**What you need to do**
Carry none of the pictures over; write out the complete data exactly.
Data segment start
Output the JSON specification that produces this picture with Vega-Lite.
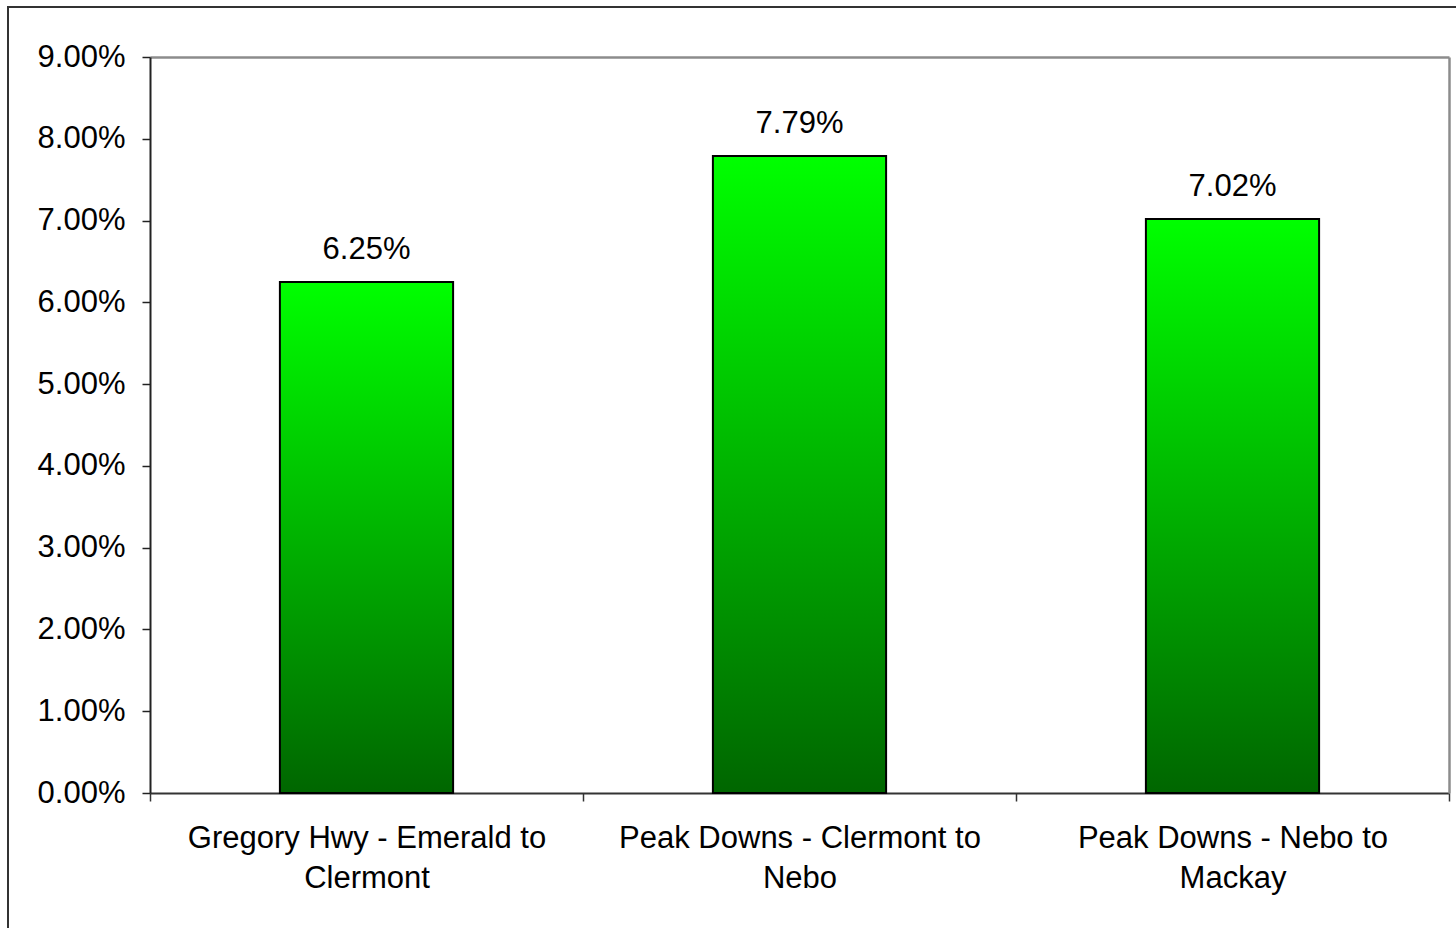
{
  "$schema": "https://vega.github.io/schema/vega-lite/v6.json",
  "autosize": "none",
  "padding": {"left": 8, "top": 7, "right": 0, "bottom": 0},
  "width": 1450,
  "height": 923,
  "background": "white",
  "config": {
    "view": {"stroke": "#333333", "strokeWidth": 2},
    "font": "Liberation Sans",
    "axis": {"grid": false, "labelFont": "Liberation Sans", "labelColor": "#000000", "labelFontSize": 31, "titleFontSize": 31, "labelLimit": 0}
  },
  "data": {
    "values": [
      {"segment": "Gregory Hwy - Emerald to Clermont", "value": 0.0625},
      {"segment": "Peak Downs - Clermont to Nebo", "value": 0.0779},
      {"segment": "Peak Downs - Nebo to Mackay", "value": 0.0702}
    ]
  },
  "layer": [
    {
      "mark": {
        "type": "bar",
        "stroke": "#000000",
        "strokeWidth": 2,
        "width": {"band": 0.4},
        "color": {
          "gradient": "linear",
          "x1": 0, "y1": 0, "x2": 0, "y2": 1,
          "stops": [
            {"offset": 0, "color": "#00ff00"},
            {"offset": 1, "color": "#006600"}
          ]
        }
      },
      "encoding": {
        "x": {
          "field": "segment",
          "type": "nominal",
          "sort": null,
          "scale": {"range": [142, 1441], "paddingInner": 0, "paddingOuter": 0},
          "axis": {
            "title": null,
            "orient": "bottom",
            "offset": -137,
            "labelAngle": 0,
            "tickBand": "extent",
            "tickSize": 8,
            "tickColor": "#333333",
            "tickWidth": 1.5,
            "domainColor": "#333333",
            "domainWidth": 2,
            "labelPadding": 22,
            "labelBaseline": "top",
            "labelLineHeight": 40,
            "labelLimit": 0,
            "labelExpr": "split(replace(datum.label, ' to ', ' to|'), '|')"
          }
        },
        "y": {
          "field": "value",
          "type": "quantitative",
          "scale": {"domain": [0, 0.09], "range": [786, 50], "nice": false, "zero": true},
          "axis": {
            "title": null,
            "orient": "left",
            "offset": -142,
            "values": [0, 0.01, 0.02, 0.03, 0.04, 0.05, 0.06, 0.07, 0.08, 0.09],
            "format": ".2%",
            "tickSize": 8,
            "tickColor": "#222222",
            "tickWidth": 1.5,
            "domainColor": "#222222",
            "domainWidth": 2,
            "labelPadding": 17
          }
        }
      }
    },
    {
      "mark": {"type": "text", "fontSize": 31, "font": "Liberation Sans", "color": "#000000", "baseline": "alphabetic", "dy": -23},
      "encoding": {
        "x": {
          "field": "segment",
          "type": "nominal",
          "sort": null,
          "axis": {"orient": "top", "offset": -50, "title": null, "labels": false, "ticks": false, "domainColor": "#8c8c8c", "domainWidth": 2.5}
        },
        "y": {
          "field": "value",
          "type": "quantitative",
          "axis": {"orient": "right", "offset": -9, "title": null, "labels": false, "ticks": false, "domainColor": "#8c8c8c", "domainWidth": 2.5}
        },
        "text": {"field": "value", "type": "quantitative", "format": ".2%"}
      }
    }
  ]
}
Data segment end
**The solution**
Output the JSON specification that produces this picture with Vega-Lite.
{
  "$schema": "https://vega.github.io/schema/vega-lite/v6.json",
  "autosize": "none",
  "padding": {"left": 8, "top": 7, "right": 0, "bottom": 0},
  "width": 1450,
  "height": 923,
  "background": "white",
  "config": {
    "view": {"stroke": "#333333", "strokeWidth": 2},
    "font": "Liberation Sans",
    "axis": {"grid": false, "labelFont": "Liberation Sans", "labelColor": "#000000", "labelFontSize": 31, "titleFontSize": 31, "labelLimit": 0}
  },
  "data": {
    "values": [
      {"segment": "Gregory Hwy - Emerald to Clermont", "value": 0.0625},
      {"segment": "Peak Downs - Clermont to Nebo", "value": 0.0779},
      {"segment": "Peak Downs - Nebo to Mackay", "value": 0.0702}
    ]
  },
  "layer": [
    {
      "mark": {
        "type": "bar",
        "stroke": "#000000",
        "strokeWidth": 2,
        "width": {"band": 0.4},
        "color": {
          "gradient": "linear",
          "x1": 0, "y1": 0, "x2": 0, "y2": 1,
          "stops": [
            {"offset": 0, "color": "#00ff00"},
            {"offset": 1, "color": "#006600"}
          ]
        }
      },
      "encoding": {
        "x": {
          "field": "segment",
          "type": "nominal",
          "sort": null,
          "scale": {"range": [142, 1441], "paddingInner": 0, "paddingOuter": 0},
          "axis": {
            "title": null,
            "orient": "bottom",
            "offset": -137,
            "labelAngle": 0,
            "tickBand": "extent",
            "tickSize": 8,
            "tickColor": "#333333",
            "tickWidth": 1.5,
            "domainColor": "#333333",
            "domainWidth": 2,
            "labelPadding": 22,
            "labelBaseline": "top",
            "labelLineHeight": 40,
            "labelLimit": 0,
            "labelExpr": "split(replace(datum.label, ' to ', ' to|'), '|')"
          }
        },
        "y": {
          "field": "value",
          "type": "quantitative",
          "scale": {"domain": [0, 0.09], "range": [786, 50], "nice": false, "zero": true},
          "axis": {
            "title": null,
            "orient": "left",
            "offset": -142,
            "values": [0, 0.01, 0.02, 0.03, 0.04, 0.05, 0.06, 0.07, 0.08, 0.09],
            "format": ".2%",
            "tickSize": 8,
            "tickColor": "#222222",
            "tickWidth": 1.5,
            "domainColor": "#222222",
            "domainWidth": 2,
            "labelPadding": 17
          }
        }
      }
    },
    {
      "mark": {"type": "text", "fontSize": 31, "font": "Liberation Sans", "color": "#000000", "baseline": "alphabetic", "dy": -23},
      "encoding": {
        "x": {
          "field": "segment",
          "type": "nominal",
          "sort": null,
          "axis": {"orient": "top", "offset": -50, "title": null, "labels": false, "ticks": false, "domainColor": "#8c8c8c", "domainWidth": 2.5}
        },
        "y": {
          "field": "value",
          "type": "quantitative",
          "axis": {"orient": "right", "offset": -9, "title": null, "labels": false, "ticks": false, "domainColor": "#8c8c8c", "domainWidth": 2.5}
        },
        "text": {"field": "value", "type": "quantitative", "format": ".2%"}
      }
    }
  ]
}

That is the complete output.